Richard Linklater'ın Philadelphia sokaklarında Amy ile tanışıp dolaşmasından sonra çekmeye karar verdiği filmin benim için çok önemli bir yerde durduğunu söylemem lazım. 3-4 sene kadar oluyor, bir yaz akşamı saat 22 civarı televizyonu açtıktan sonra tren sesini duymamla televizyona odaklanmam bir olmuştu. Trende yabancı biriyle tanışıp, yabancı bir şehirde aşk yaşamak her zaman rastgeldiğimiz bir şey değildi ama film çok bizdendi. Bu muhteşem filmden o zamana kadar haberimin olmaması, ismini bile bilmiyor olmam ayrıca filmi izlemeden geçirdiğim onca sene aklıma geldikçe kötü oluyordum. Neyse ki şoku çabuk atlattım ve uzun zaman geçmeden filmi tekrar izleme fırsatı buldum. Sonra bir daha izledim, bir daha.. Olanlar hala rüya gibi geliyordu. Bana yapmak istediğim tek şeyin, interrailin umudunu veren bir rüya.

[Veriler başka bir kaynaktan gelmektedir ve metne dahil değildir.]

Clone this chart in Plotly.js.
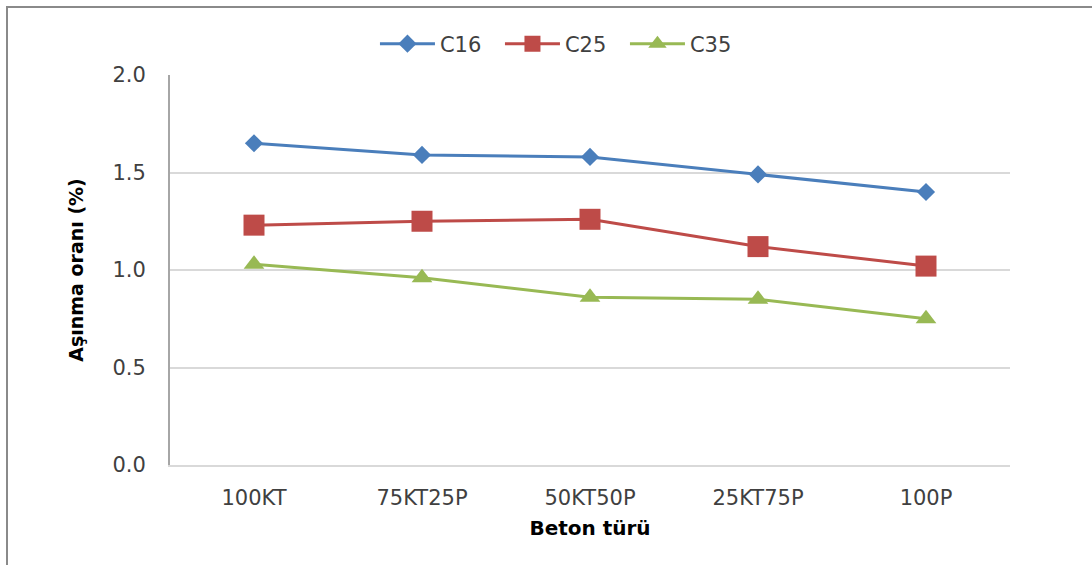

Richard Linklater filmde belden aşağıya çok yönlü çalışıyor. Yaptığı düpediz saygısızlık. Hem Viyana'ya hem Julie Delpy'ye hem Trenlere hem Ethan Hawke'ın tavırlarına hem de aşk'a aşık ediyor sizi. Diyalog dahisi Linklater yine çok şey anlatarak aslında tek bir şey anlatıyor, anlattığı malum. Zaten ilk bir kaç izleyişten sonra diyalogları hatırlamanız imkansız olacak. Filmin bir güzel yanı da bu aslında, sırf o diyalogları hatırlamak için bir süre sonra tekrar izlemek istiyorsunuz. 3-4 ay kafi. Ne kadar diyaloglara odaklanarak izleseniz de diyaloglardan ziyade sahneler kalıyor aklınızda. Tramway, isimsiz ölüler mezarlığı, falcı, nehirdeki evsiz şair, dolap sahneleri, müzik odası sahnesi.. ah o kısacık müzik odası sahnesi yok mu. Onlar gözlerini birbirinden kaçırırlar, ben mahvolurum o 1.5 dakikada. Nasıl gerçek bir sahnedir o ? Utangaçlık, güvensizlik, korku, aşk hepsi aynı sahnede. İşin ilginci filmin en güzel sahnesi ve diyalog yok. Sadece müzik var.

Kısaca, en sevdiğim film. Sinemasal, teknik, anlatım, biçim vs. olarak daha iyileri yapılmış mıdır ? Bilmem. Ruh olarak daha iyisi yapılmamıştır bana göre. Bir film geleceğimi çizeceksek o bu olacaktır. Lakin, O güzel kızı tavlayan Jesse benim süper kahramanımdır, idolümdür. O avrupalı, cazibeli, bilgili Celine ulaşılamayacak aşkımdır. Viyana en az bir günümü geçirmem gereken, sokaklarında yürürken sebepsizce ağlamam gereken, hayal dünyamın başkentidir. Tren ile avrupayı dolaşmak umudumdur ve hayatımdaki yegane amacımdır.

Aşk ? Bilmiyorum. Ama Ethan Hawke'a "Bu filmin çekimleri sırasında Julie'ye gerçekten aşık olmadın mı ?" diye sormak isterdim.